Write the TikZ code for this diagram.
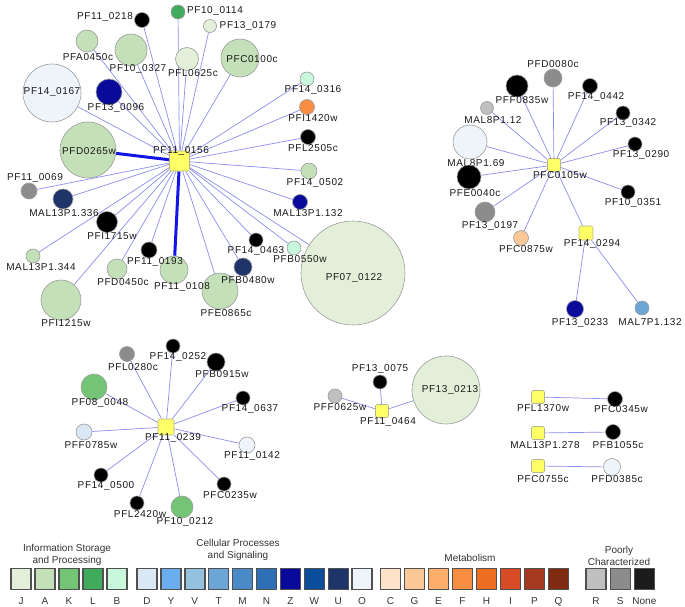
\documentclass[tikz,border=0pt]{standalone}
\usepackage{fontspec}
\setmainfont{Liberation Sans}
\newfontfamily\lblfont{Liberation Sans}[LetterSpace=6]
\usepackage{tikz}
\usetikzlibrary{positioning, backgrounds}
\definecolor{edgeCol}{HTML}{8C8CEE}
\definecolor{strongEdge}{HTML}{1414E6}
\definecolor{geneRim}{HTML}{9C9C9C}
\definecolor{hubFill}{HTML}{FFFF66}
\definecolor{hubRim}{HTML}{B4B48C}
\definecolor{legRim}{HTML}{505050}
\definecolor{cJ}{HTML}{E3EFD9}
\definecolor{cA}{HTML}{C3E0B8}
\definecolor{cK}{HTML}{74C476}
\definecolor{cL}{HTML}{41AB5D}
\definecolor{cB}{HTML}{C9F7DC}
\definecolor{cD}{HTML}{DAE8F5}
\definecolor{cY}{HTML}{6BAEF0}
\definecolor{cV}{HTML}{94C1DE}
\definecolor{cT}{HTML}{6BA6D6}
\definecolor{cM}{HTML}{4A8AC6}
\definecolor{cN}{HTML}{2F6FB6}
\definecolor{cZ}{HTML}{0A0A9A}
\definecolor{cW}{HTML}{0B4F9C}
\definecolor{cU}{HTML}{1F3468}
\definecolor{cO}{HTML}{EFF4FB}
\definecolor{cC}{HTML}{FDE3CA}
\definecolor{cG}{HTML}{FCC898}
\definecolor{cE}{HTML}{FDAE6B}
\definecolor{cF}{HTML}{F98E42}
\definecolor{cH}{HTML}{EE6F22}
\definecolor{cI}{HTML}{D84B27}
\definecolor{cP}{HTML}{A53A21}
\definecolor{cQ}{HTML}{7F2B12}
\definecolor{cR}{HTML}{C0C0C0}
\definecolor{cS}{HTML}{8C8C8C}
\definecolor{cNone}{HTML}{1C1C1C}

\begin{document}
\begin{tikzpicture}[
  x=1pt, y=-1pt,
  gene/.style={circle, draw=geneRim, line width=0.6pt, inner sep=0pt},
  hub/.style={rectangle, rounded corners=1.5pt, draw=hubRim, fill=hubFill,
              line width=0.6pt, inner sep=0pt},
  lbl/.style={font=\lblfont\fontsize{10}{12}\selectfont, text=black!90, inner sep=0pt},
  e/.style={draw=edgeCol, line width=0.7pt},
  strong/.style={draw=strongEdge, line width=3pt},
  legbox/.style={draw=legRim, line width=1.4pt, minimum width=20pt,
                 minimum height=21pt, inner sep=0pt},
  legtxt/.style={font=\fontsize{10}{12}\selectfont, text=black!80,
                 text height=7.2pt, text depth=0pt, inner sep=0pt},
  head/.style={font=\fontsize{10}{12}\selectfont, text=black!80, align=center}
]
\useasboundingbox (0,0) rectangle (685,607);

\foreach \nm/\x/\y/\sz/\col/\txt/\lx/\ly in {
  pf070122/353/273/104/cJ/{PF07\_0122}/354/278,
  pf140167/52/93/58/cO/{PF14\_0167}/52/92,
  pfd0265w/88/150/56/cA/{PFD0265w}/89/151,
  pfi1215w/61/300/40/cA/{PFI1215w}/66/323,
  pfc0100c/240/58/38/cA/{PFC0100c}/252/59,
  pfe0865c/220/291/36/cA/{PFE0865c}/226/313,
  pf100327/131/50/32/cA/{PF10\_0327}/138/69,
  pf110108/174/270/28/cA/{PF11\_0108}/182/287,
  pf130096/109/92/26/cZ/{PF13\_0096}/116/108,
  pfl0625c/187/59/23/cJ/{PFL0625c}/193/73,
  pfa0450c/87/41/22/cA/{PFA0450c}/88/57,
  mal13p1336/63/199/20/cU/{MAL13P1.336}/64/213,
  pfi1715w/107/222/21/black/{PFI1715w}/112/236,
  pfd0450c/117/269/20/cA/{PFD0450c}/123/282,
  pfb0480w/243/267/18/cU/{PFB0480w}/248/280,
  pf110218/142/20/15/black/{PF11\_0218}/105/17,
  pf100114/178/12/14/cL/{PF10\_0114}/215/11,
  pf130179/210/26/13/cJ/{PF13\_0179}/248/26,
  pf110069/29/191/16/cS/{PF11\_0069}/35/178,
  mal13p1344/33/256/14/cA/{MAL13P1.344}/41/267,
  pf110193/149/250/16/black/{PF11\_0193}/155/262,
  pf140463/256/240/14/black/{PF14\_0463}/256/251,
  pfb0550w/294/248/14/cB/{PFB0550w}/300/259,
  mal13p1132/300/202/15/cZ/{MAL13P1.132}/308/213,
  pf140502/309/171/16/cA/{PF14\_0502}/315/183,
  pfl2505c/308/137/15/black/{PFL2505c}/313/148,
  pfi1420w/307/107/15/cF/{PFI1420w}/313/118,
  pf140316/307/79/14/cB/{PF14\_0316}/313/90,
  mal8p169/470/142/34/cO/{MAL8P1.69}/476/163,
  pfe0040c/469/177/24/black/{PFE0040c}/475/193,
  pff0835w/517/86/22/black/{PFF0835w}/522/100,
  pf130197/485/212/20/cS/{PF13\_0197}/490/226,
  pfd0080c/553/78/18/cS/{PFD0080c}/553/64,
  pf140442/590/86/15/black/{PF14\_0442}/596/97,
  mal8p112/487/108/13/cR/{MAL8P1.12}/493/120,
  pf130342/623/113/14/black/{PF13\_0342}/628/123,
  pf130290/635/144/14/black/{PF13\_0290}/641/155,
  pf100351/628/192/14/black/{PF10\_0351}/633/203,
  pfc0875w/521/238/15/cG/{PFC0875w}/526/249,
  pf130233/575/309/17/cZ/{PF13\_0233}/580/323,
  mal7p1132/642/308/14/cT/{MAL7P1.132}/650/322,
  pf080048/94/387/26/cK/{PF08\_0048}/100/403,
  pf100212/182/507/22/cK/{PF10\_0212}/185/522,
  pfb0915w/216/362/18/black/{PFB0915w}/222/374,
  pff0785w/84/432/16/cD/{PFF0785w}/91/445,
  pf110142/247/445/16/cO/{PF11\_0142}/252/456,
  pfl0280c/127/354/15/cS/{PFL0280c}/133/367,
  pf140252/173/346/14/black/{PF14\_0252}/178/357,
  pf140637/243/398/14/black/{PF14\_0637}/250/409,
  pf140500/101/475/14/black/{PF14\_0500}/106/486,
  pfc0235w/224/484/14/black/{PFC0235w}/230/495,
  pfl2420w/137/503/14/black/{PFL2420w}/140/514,
  pf130213/446/390/68/cJ/{PF13\_0213}/450/390,
  pf130075/380/382/14/black/{PF13\_0075}/380/369,
  pff0625w/335/396/14/cR/{PFF0625w}/340/407,
  pfc0345w/615/399/15/black/{PFC0345w}/621/409,
  pfb1055c/613/432/15/black/{PFB1055c}/618/445,
  pfd0385c/612/467/17/cO/{PFD0385c}/617/479}{
  \node[gene, minimum size=\sz, fill=\col] (\nm) at (\x,\y) {};
  \node[lbl] (\nm-t) at (\lx,\ly) {\txt};
}

\foreach \nm/\x/\y/\sz/\txt/\lx/\ly in {
  hubA/179.5/161/20/{PF11\_0156}/181/151,
  hubB/554/165/13/{PFC0105w}/560/175,
  hubC/586/233/14/{PF14\_0294}/592/244,
  hubD/166/427/16/{PF11\_0239}/173/438,
  hubE/382/411/13/{PF11\_0464}/388/422,
  hubF/538/397/13/{PFL1370w}/543/408,
  hubG/538/433/13/{MAL13P1.278}/545/445,
  hubH/538/466/13/{PFC0755c}/543/479}{
  \node[hub, minimum size=\sz] (\nm) at (\x,\y) {};
  \node[lbl] (\nm-t) at (\lx,\ly) {\txt};
}

\begin{scope}[on background layer]
\foreach \g in {pf070122,pf140167,pfi1215w,pfc0100c,pfe0865c,pf100327,pf130096,
  pfl0625c,pfa0450c,mal13p1336,pfi1715w,pfd0450c,pfb0480w,pf110218,pf100114,
  pf130179,pf110069,mal13p1344,pf110193,pf140463,pfb0550w,mal13p1132,pf140502,
  pfl2505c,pfi1420w,pf140316}
  \draw[e] (hubA) -- (\g);
\draw[strong] (hubA) -- (pfd0265w);
\draw[strong] (hubA) -- (pf110108);
\foreach \g in {mal8p169,pfe0040c,pff0835w,pf130197,pfd0080c,pf140442,mal8p112,
  pf130342,pf130290,pf100351,pfc0875w,hubC}
  \draw[e] (hubB) -- (\g);
\draw[e] (hubC) -- (pf130233);
\draw[e] (hubC) -- (mal7p1132);
\foreach \g in {pf080048,pf100212,pfb0915w,pff0785w,pf110142,pfl0280c,pf140252,
  pf140637,pf140500,pfc0235w,pfl2420w}
  \draw[e] (hubD) -- (\g);
\foreach \g in {pf130213,pf130075,pff0625w}
  \draw[e] (hubE) -- (\g);
\draw[e] (hubF) -- (pfc0345w);
\draw[e] (hubG) -- (pfb1055c);
\draw[e] (hubH) -- (pfd0385c);
\end{scope}

\node[head] (infoHead) at (67,554.5) {Information Storage\\and Processing};
\node[head] (cellHead) at (238,550) {Cellular Processes\\and Signaling};
\node[head] (metaHead) at (470,558) {Metabolism};
\node[head] (poorHead) at (619,555.5) {Poorly\\Characterized};

\foreach \c [count=\i from 0] in {J,A,K,L,B} {
  \node[legbox, fill=c\c] (leg\c) at (21+24*\i,579) {};
  \node[legtxt, below=7pt of leg\c] {\c};
}
\foreach \c [count=\i from 0] in {D,Y,V,T,M,N,Z,W,U,O} {
  \node[legbox, fill=c\c] (leg\c) at (147+23.9*\i,579) {};
  \node[legtxt, below=7pt of leg\c] {\c};
}
\foreach \c [count=\i from 0] in {C,G,E,F,H,I,P,Q} {
  \node[legbox, fill=c\c] (leg\c) at (390.5+24*\i,579) {};
  \node[legtxt, below=7pt of leg\c] {\c};
}
\foreach \c [count=\i from 0] in {R,S,None} {
  \node[legbox, fill=c\c] (leg\c) at (596+24.2*\i,579) {};
  \node[legtxt, below=7pt of leg\c] {\c};
}
\end{tikzpicture}
\end{document}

* [Requirement]: Reproduce only the lines from the beginning of the data through the line that contains "(0,0) rectangle (685,607);", both included, and please drop the pictures.

* [Full response]:
Write the TikZ code for this diagram.
\documentclass[tikz,border=0pt]{standalone}
\usepackage{fontspec}
\setmainfont{Liberation Sans}
\newfontfamily\lblfont{Liberation Sans}[LetterSpace=6]
\usepackage{tikz}
\usetikzlibrary{positioning, backgrounds}
\definecolor{edgeCol}{HTML}{8C8CEE}
\definecolor{strongEdge}{HTML}{1414E6}
\definecolor{geneRim}{HTML}{9C9C9C}
\definecolor{hubFill}{HTML}{FFFF66}
\definecolor{hubRim}{HTML}{B4B48C}
\definecolor{legRim}{HTML}{505050}
\definecolor{cJ}{HTML}{E3EFD9}
\definecolor{cA}{HTML}{C3E0B8}
\definecolor{cK}{HTML}{74C476}
\definecolor{cL}{HTML}{41AB5D}
\definecolor{cB}{HTML}{C9F7DC}
\definecolor{cD}{HTML}{DAE8F5}
\definecolor{cY}{HTML}{6BAEF0}
\definecolor{cV}{HTML}{94C1DE}
\definecolor{cT}{HTML}{6BA6D6}
\definecolor{cM}{HTML}{4A8AC6}
\definecolor{cN}{HTML}{2F6FB6}
\definecolor{cZ}{HTML}{0A0A9A}
\definecolor{cW}{HTML}{0B4F9C}
\definecolor{cU}{HTML}{1F3468}
\definecolor{cO}{HTML}{EFF4FB}
\definecolor{cC}{HTML}{FDE3CA}
\definecolor{cG}{HTML}{FCC898}
\definecolor{cE}{HTML}{FDAE6B}
\definecolor{cF}{HTML}{F98E42}
\definecolor{cH}{HTML}{EE6F22}
\definecolor{cI}{HTML}{D84B27}
\definecolor{cP}{HTML}{A53A21}
\definecolor{cQ}{HTML}{7F2B12}
\definecolor{cR}{HTML}{C0C0C0}
\definecolor{cS}{HTML}{8C8C8C}
\definecolor{cNone}{HTML}{1C1C1C}

\begin{document}
\begin{tikzpicture}[
  x=1pt, y=-1pt,
  gene/.style={circle, draw=geneRim, line width=0.6pt, inner sep=0pt},
  hub/.style={rectangle, rounded corners=1.5pt, draw=hubRim, fill=hubFill,
              line width=0.6pt, inner sep=0pt},
  lbl/.style={font=\lblfont\fontsize{10}{12}\selectfont, text=black!90, inner sep=0pt},
  e/.style={draw=edgeCol, line width=0.7pt},
  strong/.style={draw=strongEdge, line width=3pt},
  legbox/.style={draw=legRim, line width=1.4pt, minimum width=20pt,
                 minimum height=21pt, inner sep=0pt},
  legtxt/.style={font=\fontsize{10}{12}\selectfont, text=black!80,
                 text height=7.2pt, text depth=0pt, inner sep=0pt},
  head/.style={font=\fontsize{10}{12}\selectfont, text=black!80, align=center}
]
\useasboundingbox (0,0) rectangle (685,607);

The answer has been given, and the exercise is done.